— Start —

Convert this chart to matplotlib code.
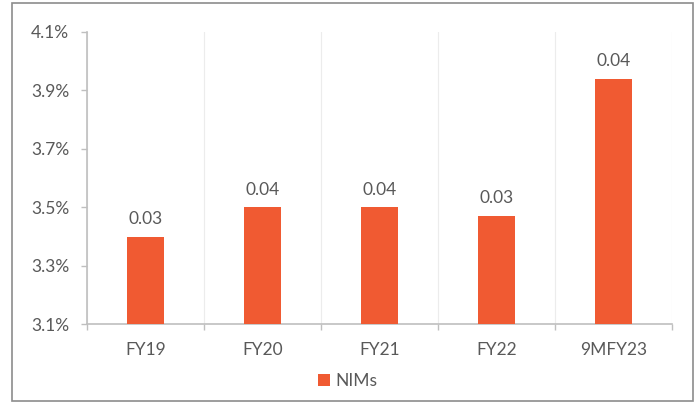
import matplotlib.pyplot as plt
from matplotlib.patches import Rectangle

# net interest margin by period, in percent
periods = ["FY19", "FY20", "FY21", "FY22", "9MFY23"]
nims = [3.40, 3.50, 3.50, 3.47, 3.94]
y_ticks = [3.1, 3.3, 3.5, 3.7, 3.9, 4.1]

bar_color = "#F05A32"
text_color = "#595959"
axis_color = "#BFBFBF"
font_size = 12.5

plt.rcParams["font.family"] = ["Lato", "DejaVu Sans"]

fig = plt.figure(figsize=(6.96, 4.03), dpi=100)
ax = fig.add_axes([0.125, 0.195, 0.8405, 0.7256])

x = list(range(len(periods)))
bars = ax.bar(x, nims, width=0.32, color=bar_color, label="NIMs", zorder=3)

# labels show the margin as a fraction
ax.bar_label(bars, labels=[f"{v / 100:.2f}" for v in nims],
             padding=7, fontsize=font_size, color=text_color)

ax.set_xlim(-0.5, len(periods) - 0.5)
ax.set_ylim(3.1, 4.1)
ax.set_yticks(y_ticks)
ax.set_yticklabels([f"{t:.1f}%" for t in y_ticks])
ax.set_xticks(x)
ax.set_xticklabels(periods)
ax.tick_params(axis="x", length=0, pad=13, labelsize=font_size, colors=text_color)
ax.tick_params(axis="y", length=4.3, width=1, color=axis_color,
               labelsize=font_size, labelcolor=text_color, pad=8.5)

# category boundaries: faint gridlines plus ticks on the x axis
bounds = [i - 0.5 for i in range(len(periods) + 1)]
ax.set_xticks(bounds, minor=True)
ax.tick_params(axis="x", which="minor", length=4.3, width=1, color=axis_color)
ax.grid(axis="x", which="minor", color="#ECECEC", linewidth=0.8, zorder=0)
ax.grid(axis="x", which="major", visible=False)

for side in ["top", "right"]:
    ax.spines[side].set_visible(False)
ax.spines["left"].set_color(axis_color)
ax.spines["bottom"].set_color(axis_color)
ax.spines["left"].set_linewidth(1.2)
ax.spines["bottom"].set_linewidth(1.2)

fig.legend(loc="center", bbox_to_anchor=(0.5, 0.055), frameon=False,
           fontsize=font_size, labelcolor=text_color, handlelength=0.7,
           handleheight=0.7, handletextpad=0.3)

# outer frame around the whole chart
fig.patches.append(Rectangle((0.0172, 0.005), 0.978, 0.9876,
                             transform=fig.transFigure, fill=False,
                             edgecolor="#8C8C8C", linewidth=1.2))

fig.savefig("out.png", dpi=100)
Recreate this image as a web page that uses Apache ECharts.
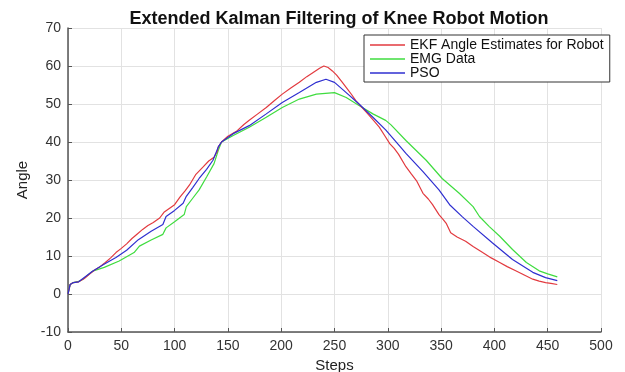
<!DOCTYPE html>
<html>
<head>
<meta charset="utf-8">
<script src="https://cdn.jsdelivr.net/npm/echarts@6/dist/echarts.min.js"></script>
<style>
  html, body { margin: 0; padding: 0; background: #fff; }
  #knee-chart { width: 625px; height: 372px; }
</style>
</head>
<body>
<div id="knee-chart"></div>
<script>
// values
const ekfSteps = [0, 2, 5, 10, 15, 20, 25, 30, 35, 40, 45, 50, 55, 60, 65, 70, 75, 80, 86, 90, 95, 100, 105, 110, 114, 120, 127, 132, 137, 140, 141, 144, 150, 158, 165, 170, 178, 186, 194, 201, 209, 217, 224, 230, 236, 240, 244, 248, 252, 257, 262, 266, 270, 275, 280, 286, 292, 297, 302, 306, 310, 317, 322, 327, 333, 338, 342, 345, 348, 352, 355, 359, 365, 373, 380, 389, 397, 405, 412, 420, 428, 436, 442, 448, 453, 459]
const ekfAngle = [0, 2.5, 3, 3.2, 4, 5.2, 6.3, 7.2, 8.3, 9.5, 10.9, 12, 13.2, 14.6, 15.8, 17, 18, 18.8, 20, 21.5, 22.5, 23.5, 25.5, 27.2, 28.7, 31.5, 33.5, 35, 36, 37.5, 38.7, 40, 41.5, 42.8, 44.6, 45.7, 47.4, 49.1, 51, 52.6, 54.2, 55.7, 57.2, 58.3, 59.4, 60, 59.6, 58.7, 57.6, 55.8, 54, 52.5, 50.9, 49.3, 47.8, 45.9, 43.9, 41.7, 39.5, 38.3, 36.8, 33.5, 31.6, 29.8, 26.5, 25, 23.5, 22.2, 20.9, 19.6, 18.5, 16.1, 15, 13.9, 12.5, 10.9, 9.5, 8.3, 7.2, 6.1, 5, 3.9, 3.4, 3, 2.8, 2.5]

const emgSteps = [0, 2, 5, 10, 14, 23, 34, 48, 62, 67, 78, 89, 92, 100, 109, 111, 117, 123, 130, 137, 141, 144, 155, 170, 186, 201, 217, 233, 250, 261, 273, 286, 298, 303, 317, 336, 351, 367, 380, 386, 395, 405, 417, 430, 442, 450, 459]
const emgAngle = [0, 2.5, 3, 3.3, 3.9, 6, 7, 8.7, 10.9, 12.6, 14.2, 15.7, 17.4, 19, 20.9, 23, 25.2, 27.4, 30.8, 34.3, 37.8, 40, 41.7, 43.9, 46.5, 49.1, 51.3, 52.6, 53, 51.7, 49.6, 47.4, 45.7, 44.5, 40.4, 35.2, 30.4, 26.5, 23, 20.4, 17.8, 15.2, 11.7, 8.3, 6.1, 5.3, 4.5]

const psoSteps = [0, 2, 5, 10, 23, 35, 45, 55, 66, 78, 89, 92, 100, 108, 111, 117, 123, 130, 136, 141, 144, 155, 170, 186, 201, 217, 233, 242, 250, 261, 273, 286, 298, 311, 317, 333, 348, 358, 370, 380, 398, 417, 436, 448, 459]
const psoAngle = [0, 2.5, 3, 3.2, 6, 8, 9.6, 11.5, 14.3, 16.5, 18.3, 20.4, 22, 23.9, 25.7, 28, 30.4, 32.8, 35.2, 38.7, 40, 42.2, 44.3, 47.4, 50.4, 53, 55.7, 56.5, 55.7, 53, 50, 46.5, 43.2, 39, 37, 32.2, 27.4, 23.5, 20.3, 17.8, 13.5, 9.1, 5.7, 4.3, 3.5]

const seriesNames = ['EKF Angle Estimates for Robot', 'EMG Data', 'PSO']

function pairs(xs, ys) {
  return xs.map((x, i) => [x, ys[i]])
}

const font = 'Liberation Sans, Arial, sans-serif'
const chart = echarts.init(document.getElementById('knee-chart'), null, { renderer: 'canvas' })

const option = {
  animation: false,
  backgroundColor: '#fff',
  title: {
    text: 'Extended Kalman Filtering of Knee Robot Motion',
    left: 334,
    top: 5,
    textAlign: 'center',
    textStyle: { fontFamily: font, fontSize: 18, fontWeight: 'bold', color: '#111' }
  },
  legend: {
    orient: 'vertical',
    left: 364,
    top: 35,
    padding: [3, 6, 2, 6],
    icon: 'rect',
    itemWidth: 35,
    itemHeight: 1.5,
    itemGap: 0,
    backgroundColor: '#fff',
    borderColor: '#333',
    borderWidth: 1,
    textStyle: { fontFamily: font, fontSize: 14, color: '#111', lineHeight: 14 },
    data: seriesNames
  },
  grid: { left: 68, right: 24, top: 28, bottom: 40, outerBoundsMode: 'none' },
  xAxis: {
    type: 'value',
    min: 0,
    max: 500,
    interval: 50,
    name: 'Steps',
    nameLocation: 'middle',
    nameGap: 22,
    nameTextStyle: { fontFamily: font, fontSize: 15, color: '#222' },
    axisLine: { show: true, onZero: false, lineStyle: { color: '#555', width: 1.5 } },
    axisTick: { show: true, inside: true, length: 4, lineStyle: { color: '#555' } },
    axisLabel: { fontFamily: font, fontSize: 14, color: '#333', margin: 7 },
    splitLine: { show: true, lineStyle: { color: '#e2e2e2', width: 1 } }
  },
  yAxis: {
    type: 'value',
    min: -10,
    max: 70,
    interval: 10,
    name: 'Angle',
    nameLocation: 'middle',
    nameGap: 37,
    nameTextStyle: { fontFamily: font, fontSize: 15, color: '#222' },
    axisLine: { show: true, onZero: false, lineStyle: { color: '#555', width: 1.5 } },
    axisTick: { show: true, inside: true, length: 4, lineStyle: { color: '#555' } },
    axisLabel: { fontFamily: font, fontSize: 14, color: '#333', margin: 7 },
    splitLine: { show: true, lineStyle: { color: '#e2e2e2', width: 1 } }
  },
  series: [
    {
      name: seriesNames[0],
      type: 'line',
      data: pairs(ekfSteps, ekfAngle),
      showSymbol: false,
      symbol: 'none',
      lineStyle: { color: '#e23a3f', width: 1.2 },
      itemStyle: { color: '#e23a3f' },
      z: 3
    },
    {
      name: seriesNames[1],
      type: 'line',
      data: pairs(emgSteps, emgAngle),
      showSymbol: false,
      symbol: 'none',
      lineStyle: { color: '#3fdc3f', width: 1.2 },
      itemStyle: { color: '#3fdc3f' },
      z: 2
    },
    {
      name: seriesNames[2],
      type: 'line',
      data: pairs(psoSteps, psoAngle),
      showSymbol: false,
      symbol: 'none',
      lineStyle: { color: '#2f2fd0', width: 1.2 },
      itemStyle: { color: '#2f2fd0' },
      z: 4
    }
  ]
}

chart.setOption(option)
</script>
</body>
</html>
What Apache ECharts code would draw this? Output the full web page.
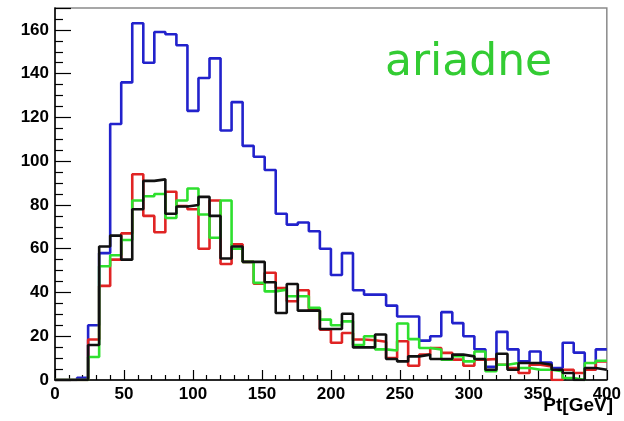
<!DOCTYPE html>
<html><head><meta charset="utf-8">
<script src="https://cdn.jsdelivr.net/npm/echarts@6/dist/echarts.min.js"></script>
<style>html,body{margin:0;padding:0;background:#fff}#c{width:624px;height:421px}</style>
</head><body><div id="c"></div>
<script>
// bin width 8 GeV, 50 bins from 0 to 400
const binWidth = 8;
const blue  = [0,0,1,25,58,117,136,163,145,159,158,153,123,138,147,114,127,107,102,96,76,71,72,68,60,48,58,41,39,39,34,29,29,18,20,31,26,20,14,6,22,14,8.5,13,8,5.5,17,12.5,4.7,14];
const red   = [0,0,0,18.5,43,55,67,94,75,67.5,86,79.5,78,60,82,53,62,54,44,49,42,36,41,32,23,17,21.5,18.5,18.2,17.5,10,17.7,6.5,11.6,14.6,12.4,9.3,6.5,9.3,9.6,7,5.5,3.2,7,6.2,0,4.7,3.2,4.7,8.5];
const green = [0,0,0,10.5,52,57,64,82,84,85,74,82,87.5,75.6,65,82,60,54,44.4,40.5,41.3,38.3,38.3,33,27.6,25,26.8,16,20,14,13.5,25.8,18.7,14.6,13.9,9.3,10.9,8.5,13,4,7,7.8,5.5,4.7,4.7,4,0.9,0,7.8,8.8];
const black = [0,0,0,16,61,66,55,78,91,91.7,76,79.3,80,83.7,75,55.5,61,54,54,44.7,30.6,43.9,31.7,31.7,23.3,23.3,30.3,14.9,14.9,20.8,9.6,8.5,10.8,11.6,9.6,9.6,11.6,10.8,9.6,4.7,12,4.7,7.8,7.8,7,4.7,3.2,0,5.5,4.7];
const xTicks = [0,50,100,150,200,250,300,350,400];
const yTicks = [0,20,40,60,80,100,120,140,160];
const label = 'ariadne';
const xTitle = 'Pt[GeV]';

function toSteps(vals){
  const pts = vals.map((v,i)=>[i*binWidth, v]);
  pts.push([vals.length*binWidth, vals[vals.length-1]]);
  return pts;
}
function ser(name, vals, color){
  return {name, type:'line', step:'end', data:toSteps(vals), showSymbol:false, symbol:'none',
    lineStyle:{color, width:2.6}, itemStyle:{color}, animation:false, silent:true, clip:true};
}
const chart = echarts.init(document.getElementById('c'), null, {renderer:'canvas'});
chart.setOption({
  animation:false,
  backgroundColor:'#fff',
  grid:{left:55, right:11, top:8, bottom:41, show:true, borderColor:'#8a8a8a', borderWidth:1.5},
  xAxis:{type:'value', min:xTicks[0], max:xTicks[xTicks.length-1], interval:50,
    axisLine:{show:true, lineStyle:{color:'#000', width:1.5}},
    axisTick:{show:true, inside:true, length:10, lineStyle:{color:'#000', width:1.2}},
    minorTick:{show:true, splitNumber:5, length:5, lineStyle:{color:'#000', width:1.2}},
    splitLine:{show:false},
    axisLabel:{color:'#000', fontFamily:'Liberation Sans', fontWeight:'bold', fontSize:17, margin:6,
      formatter:v=> xTicks.includes(v)? String(v):''}
  },
  yAxis:{type:'value', min:0, max:170, interval:20,
    axisLine:{show:true, lineStyle:{color:'#000', width:1.5}},
    axisTick:{show:true, inside:true, length:16, lineStyle:{color:'#000', width:1.2}},
    minorTick:{show:true, splitNumber:4, length:8, lineStyle:{color:'#000', width:1.2}},
    splitLine:{show:false},
    axisLabel:{color:'#000', fontFamily:'Liberation Sans', fontWeight:'bold', fontSize:17, margin:6,
      showMaxLabel:false, formatter:v=> yTicks.includes(v)? String(v):''}
  },
  graphic:[
    {type:'text', left:385, top:42, style:{text:label, fill:'#33cc33', font:'44px "DejaVu Sans"'}},
    {type:'text', right:11, top:396, style:{text:xTitle, fill:'#000', font:'bold 19px "Liberation Sans"'}}
  ],
  series:[
    ser('blue', blue, '#2222cc'),
    ser('red', red, '#e02424'),
    ser('green', green, '#2ee02e'),
    ser('black', black, '#111111')
  ]
});
</script></body></html>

— End —

**Exercise directions:** Return only the lines running from the top of the data to the line that holds "labelsize=font_size, labelcolor=text_color, pad=8.5)". Include both of those lines, but skip the pictures.

**Full response:**
Convert this chart to matplotlib code.
import matplotlib.pyplot as plt
from matplotlib.patches import Rectangle

# net interest margin by period, in percent
periods = ["FY19", "FY20", "FY21", "FY22", "9MFY23"]
nims = [3.40, 3.50, 3.50, 3.47, 3.94]
y_ticks = [3.1, 3.3, 3.5, 3.7, 3.9, 4.1]

bar_color = "#F05A32"
text_color = "#595959"
axis_color = "#BFBFBF"
font_size = 12.5

plt.rcParams["font.family"] = ["Lato", "DejaVu Sans"]

fig = plt.figure(figsize=(6.96, 4.03), dpi=100)
ax = fig.add_axes([0.125, 0.195, 0.8405, 0.7256])

x = list(range(len(periods)))
bars = ax.bar(x, nims, width=0.32, color=bar_color, label="NIMs", zorder=3)

# labels show the margin as a fraction
ax.bar_label(bars, labels=[f"{v / 100:.2f}" for v in nims],
             padding=7, fontsize=font_size, color=text_color)

ax.set_xlim(-0.5, len(periods) - 0.5)
ax.set_ylim(3.1, 4.1)
ax.set_yticks(y_ticks)
ax.set_yticklabels([f"{t:.1f}%" for t in y_ticks])
ax.set_xticks(x)
ax.set_xticklabels(periods)
ax.tick_params(axis="x", length=0, pad=13, labelsize=font_size, colors=text_color)
ax.tick_params(axis="y", length=4.3, width=1, color=axis_color,
               labelsize=font_size, labelcolor=text_color, pad=8.5)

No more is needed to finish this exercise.